Todas as sociedades são complexas, mas a sociedade humana, dada a sua característica específica de ser dotada de raciocínio, como dizem os entendidos, é ainda mais complexa. Devemos ser condescendentes? Devemos. Devemos ser tolerantes? Devemos. Mas sobretudo, e antes de tudo o resto, devemos respeitar, e isso é algo que em tempo de condescendência, já quase não existe. Porque o respeito é como a felicidade, é feito de pequenos nadas e se existe a felicidade profunda e a felicidade superficial, também existe o respeito profundo e o respeito superficial e o tempo é de felicidade e respeito superficiais.

Se um condenado, tem como vontade última morrer por um pelotão de fuzilamento, não sejamos hipócritas a perdermo-nos em retóricas sobre éticas e religiões e tenhamos respeito pela sua vontade; quem sabe se isso não lhe dará alguma felicidade...

10/06/10

A Primavera


Flash 7

Se lhe perguntarem qual a estação do ano preferida, ele ficará reticente, sem saber o que deve responder, se a primavera se o verão. Com qualquer uma delas, ano após ano, vai enriquecendo o seu espírito com fragmentos soltos, indeléveis, e na sua cabeça os arrumará, em compartimentos estanques, para deles se servir, em excelente estado de conservação, um dia mais tarde, quando for adulto. A ausência do pai, emigrado há muitos anos em França, não é para ele motivo de tristeza, nem lhe provoca qualquer sentimento estranho; de muito pequeno se habituou a viver sem ele e, estranho será, quando daqui a uns anos, o pai vier a ocupar o devido lugar dentro da família. Agora, a sua principal preocupação, se assim se lhe pode chamar, é a escola, a ESCOLA DA VIDA.

Estamos em finais de Abril e há já muito tempo que as andorinhas cortam o ar em voos acrobáticos, silvando de alegria, como que a dizer a quem as vê e ouve: "A vida é uma breve passagem, aproveitemo-la." Desabrocham flores por todo o lado; nas beiras dos caminhos, nas pedras dos muros, nas árvores, nas terras que, não tarda, irão ser lavradas... e delas exala um aroma que enche a alma de quem o respira.

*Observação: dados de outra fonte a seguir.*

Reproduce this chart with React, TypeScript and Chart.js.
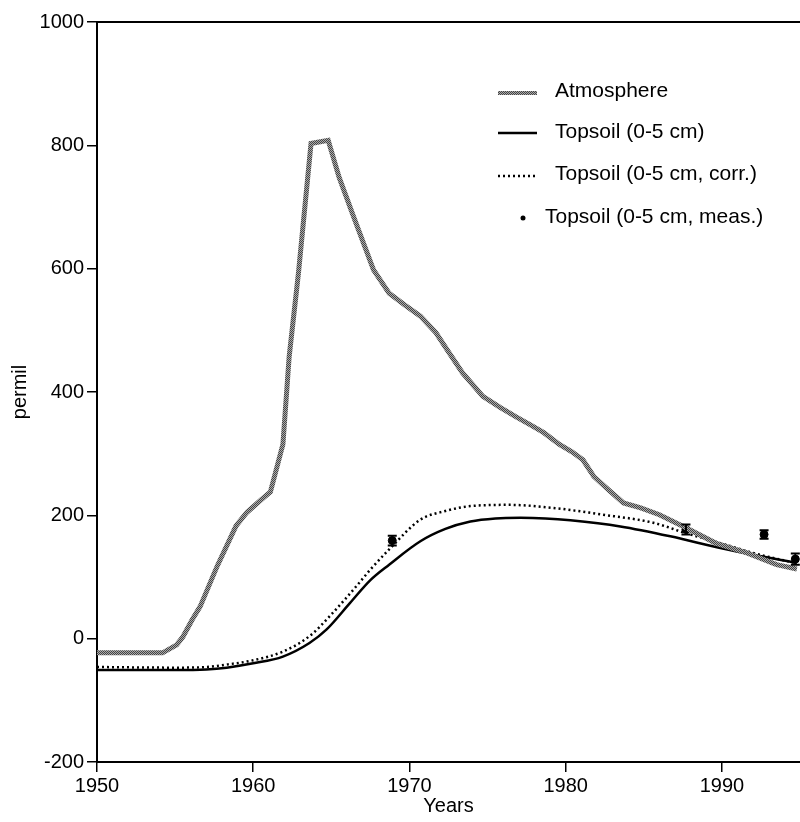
import React, { useEffect, useRef } from "react";
import { Chart, registerables } from "chart.js";

Chart.register(...registerables);

// ---- Data ----
const atmYears = [1950, 1954.2, 1955.1, 1955.5, 1956.1, 1956.6, 1957.7, 1958.9, 1959.6, 1960.5, 1961.1, 1961.9, 1962.3, 1962.9, 1963.7, 1964.8, 1965.5, 1966.5, 1967.7, 1968.7, 1969.7, 1970.7, 1971.7, 1972.5, 1973.4, 1974.7, 1975.8, 1976.8, 1977.8, 1978.6, 1979.6, 1980.4, 1981.1, 1981.8, 1982.8, 1983.7, 1984.8, 1986.0, 1987.7, 1989.6, 1991.6, 1993.5, 1994.8];
const atmValues = [-23, -23, -10, 3, 31, 52, 118, 183, 205, 225, 238, 315, 457, 594, 803, 808, 748, 679, 598, 560, 541, 523, 496, 465, 431, 393, 375, 360, 346, 334, 315, 303, 290, 263, 240, 220, 212, 201, 180, 155, 139, 120, 113];

const soilYears = [1950, 1955, 1957, 1958.3, 1960, 1961.9, 1963.6, 1964.7, 1966.2, 1967.5, 1968.7, 1970.7, 1972.3, 1973.9, 1975.5, 1977.1, 1978.7, 1980.3, 1983.5, 1986.7, 1989.9, 1992, 1994.8];
const soilValues = [-51, -51, -50, -47, -40, -29, -7, 15, 58, 95, 120, 158, 178, 190, 195, 196, 195, 192, 182, 166, 147, 136, 123];

const corrYears = [1950, 1955, 1957, 1958, 1960, 1961.9, 1963.6, 1965.1, 1966.6, 1967.5, 1968.9, 1970.7, 1972.3, 1973.9, 1976.4, 1979.2, 1982.4, 1985.6, 1987.7, 1989.9, 1992, 1994.8];
const corrValues = [-46, -47, -46, -43, -35, -21, 4, 42, 85, 112, 150, 193, 207, 215, 217, 212, 201, 188, 171, 155, 139, 122];

const measYears = [1968.9, 1987.7, 1992.7, 1994.7];
const measValues = [159, 177, 169, 129];
const measErr = [8, 8, 7, 9];

const xTicks = [1950, 1960, 1970, 1980, 1990];
const yTicks = [-200, 0, 200, 400, 600, 800, 1000];

const seriesLabels = [
  "Atmosphere",
  "Topsoil (0-5 cm)",
  "Topsoil (0-5 cm, corr.)",
  "Topsoil (0-5 cm, meas.)",
];

const FONT = "'Liberation Sans', Arial, Helvetica, sans-serif";

function pts(xs: number[], ys: number[]) {
  return xs.map((x, i) => ({ x, y: ys[i] }));
}

export default function App() {
  const ref = useRef<HTMLCanvasElement | null>(null);

  useEffect(() => {
    const canvas = ref.current;
    if (!canvas) return;
    const ctx = canvas.getContext("2d")!;

    // halftone-like pattern for the atmosphere line
    const pc = document.createElement("canvas");
    pc.width = 2;
    pc.height = 2;
    const pctx = pc.getContext("2d")!;
    pctx.fillStyle = "#ababab";
    pctx.fillRect(0, 0, 2, 2);
    pctx.fillStyle = "#444444";
    pctx.fillRect(0, 0, 1, 1);
    pctx.fillRect(1, 1, 1, 1);
    const pattern = ctx.createPattern(pc, "repeat")!;

    const framePlugin = {
      id: "frameTop",
      afterDraw(chart: any) {
        const { ctx: c, chartArea: a } = chart;
        c.save();
        c.strokeStyle = "#000";
        c.lineWidth = 2;
        c.beginPath();
        c.moveTo(a.left, a.top);
        c.lineTo(a.right, a.top);
        c.stroke();
        c.restore();
      },
    };

    const errorBarPlugin = {
      id: "errorBars",
      afterDatasetsDraw(chart: any) {
        const { ctx: c } = chart;
        const xs = chart.scales.x;
        const ys = chart.scales.y;
        c.save();
        c.strokeStyle = "#000";
        c.lineWidth = 2;
        measYears.forEach((yr, i) => {
          const px = xs.getPixelForValue(yr);
          const top = ys.getPixelForValue(measValues[i] + measErr[i]);
          const bot = ys.getPixelForValue(measValues[i] - measErr[i]);
          c.beginPath();
          c.moveTo(px, top);
          c.lineTo(px, bot);
          c.moveTo(px - 4.5, top);
          c.lineTo(px + 4.5, top);
          c.moveTo(px - 4.5, bot);
          c.lineTo(px + 4.5, bot);
          c.stroke();
        });
        c.restore();
      },
    };

    const legendPlugin = {
      id: "customLegend",
      afterDraw(chart: any) {
        const c = chart.ctx;
        const ds = chart.data.datasets;
        c.save();
        c.font = `21px ${FONT}`;
        c.fillStyle = "#000";
        c.textBaseline = "middle";
        c.textAlign = "left";
        const x0 = 498;
        const x1 = 537;
        // Atmosphere
        c.strokeStyle = pattern;
        c.lineWidth = 4;
        c.beginPath();
        c.moveTo(x0, 93);
        c.lineTo(x1, 93);
        c.stroke();
        c.fillText(ds[0].label, 555, 91);
        // Topsoil solid
        c.strokeStyle = "#000";
        c.lineWidth = 2.5;
        c.beginPath();
        c.moveTo(x0, 133);
        c.lineTo(x1, 133);
        c.stroke();
        c.fillText(ds[1].label, 555, 132);
        // Topsoil dotted
        c.setLineDash([2, 3]);
        c.lineWidth = 2.5;
        c.beginPath();
        c.moveTo(x0, 176);
        c.lineTo(x1, 176);
        c.stroke();
        c.setLineDash([]);
        c.fillText(ds[2].label, 555, 174);
        // measured
        c.beginPath();
        c.arc(523, 218, 2.5, 0, Math.PI * 2);
        c.fill();
        c.fillText(ds[3].label, 545, 217);
        c.restore();
      },
    };

    const chart = new Chart(canvas, {
      type: "line",
      data: {
        datasets: [
          {
            label: seriesLabels[0],
            data: pts(atmYears, atmValues),
            borderColor: pattern as any,
            borderWidth: 5,
            pointRadius: 0,
            tension: 0,
            fill: false,
          },
          {
            label: seriesLabels[1],
            data: pts(soilYears, soilValues),
            borderColor: "#000",
            borderWidth: 2.5,
            pointRadius: 0,
            cubicInterpolationMode: "monotone",
            fill: false,
          },
          {
            label: seriesLabels[2],
            data: pts(corrYears, corrValues),
            borderColor: "#000",
            borderWidth: 2.5,
            borderDash: [2, 3],
            pointRadius: 0,
            cubicInterpolationMode: "monotone",
            fill: false,
          },
          {
            label: seriesLabels[3],
            data: pts(measYears, measValues),
            showLine: false,
            pointRadius: 4,
            pointBackgroundColor: "#000",
            pointBorderColor: "#000",
            borderColor: "#000",
            backgroundColor: "#000",
          },
        ],
      },
      options: {
        responsive: false,
        animation: false,
        devicePixelRatio: 1,
        layout: { autoPadding: false, padding: { top: 22, right: 0, bottom: 0, left: 0 } },
        plugins: {
          legend: { display: false },
          tooltip: { enabled: false },
        },
        scales: {
          x: {
            type: "linear",
            min: 1950,
            max: 1995,
            afterBuildTicks: (s: any) => {
              s.ticks = xTicks.map((v) => ({ value: v }));
            },
            afterFit: (s: any) => {
              s.height = 60;
              s.paddingLeft = 0;
              s.paddingRight = 0;
            },
            grid: {
              drawOnChartArea: false,
              drawTicks: true,
              tickLength: 10,
              color: "#000",
              lineWidth: 1.5,
            },
            border: { display: true, color: "#000", width: 2 },
            ticks: {
              color: "#000",
              padding: 2,
              maxRotation: 0,
              font: { family: FONT, size: 20 },
              callback: (v: any) => String(v),
            },
            title: {
              display: true,
              text: "Years",
              color: "#000",
              font: { family: FONT, size: 20 },
              padding: { top: 0, bottom: 4 },
            },
          },
          y: {
            type: "linear",
            min: -200,
            max: 1000,
            afterBuildTicks: (s: any) => {
              s.ticks = yTicks.map((v) => ({ value: v }));
            },
            afterFit: (s: any) => {
              s.width = 97;
            },
            grid: {
              drawOnChartArea: false,
              drawTicks: true,
              tickLength: 10,
              color: "#000",
              lineWidth: 1.5,
            },
            border: { display: true, color: "#000", width: 2 },
            ticks: {
              color: "#000",
              padding: 3,
              font: { family: FONT, size: 20 },
              callback: (v: any) => String(v),
            },
            title: {
              display: true,
              text: "permil",
              color: "#000",
              font: { family: FONT, size: 20 },
              padding: { top: 8, bottom: 0 },
            },
          },
        },
      },
      plugins: [framePlugin, errorBarPlugin, legendPlugin],
    } as any);

    return () => chart.destroy();
  }, []);

  return (
    <div style={{ position: "absolute", left: 0, top: 0, width: 800, height: 822, background: "#fff" }}>
      <canvas ref={ref} width={800} height={822} style={{ display: "block" }} />
    </div>
  );
}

É a Primavera que lhe ensina muitas coisas que o vão preparar para a vida, a qual vai ser a sua verdadeira madrinha, ou, mais do que isso, a sua verdadeira mãe. Tem muitos amigos, mais ou menos da sua idade, com quem gosta de conviver e brincar, mas gosta de fazer as suas descobertas sozinho, metendo-se por vezes em aventuras arriscadas, que em determinadas situações, podem mesmo custar-lhe a vida, sem que ele tenha alguém por perto a quem pedir ajuda.

João, o miúdo desta história, tem dez anos e prepara-se para um dia de encontro com a natureza. Já tem no bolso de trás a fisga que ele próprio construiu. Muniu-se de uma navalha, cortou uma mimosa em forma de ípsilon, que aparou ao seu gosto, de uma câmara-de-ar velha de bicicleta cortou duas tiras de borracha com uma tesoura, de uns sapatos velhos retirou-lhe a língua e de um saco do adubo extraiu os cordões. Num dos bolsos da frente leva uma dúzia de pequenas pedras. Vejo-o atravessar a estrada de macadame em direcção ao "moitedo" e sei que não tardará a aparecer por aí com um pardal preso num cordel a imitar um verdadeiro caçador. É um miúdo curioso e que gosta de aventuras. Quantas vezes roubou ele os ovos dos ninhos para os estrelar, ou para com eles jogar à cabra-cega? E quantas vezes esperou ele que as aves pais acabassem de criar os seus filhotes para que, quando estivessem prestes a sair do ninho, lhes deitasse a mão e lhes torcesse o pescoço, para os comer depois de fritos num gole de azeite?

Não obstante a sua tenra idade, sabe distinguir, à nascença, uma cenoura de uma qualquer erva daninha, uma batateira de uma faveira, ou um nabo de uma couve. Diferencia, pelo aroma, uma rosa normal de uma rosa de alexandria. Mas no que ele é mesmo entendido, é a identificar as aves pelo chilreio; desde o majengro ao tentilhão, sem esquecer o papa-figos, o melro, a rola, o gaio ou a irritante milheiriça. Mas distingue-os não só pelo canto como também pelas suas cores e tamanhos, e mesmo pelos seus ninhos. Uma ocasião, vi-o muito calado nas suas observações e perguntei-lhe: "Então, há algum problema?" ao que ele me respondeu: "Estou a ver se distingo uma carriça macho de uma carriça fêmea." E eu sei que ele o conseguiu, tal como o conseguiu com muitas outras aves, apesar de neste caso a tarefa ser um pouco mais difícil.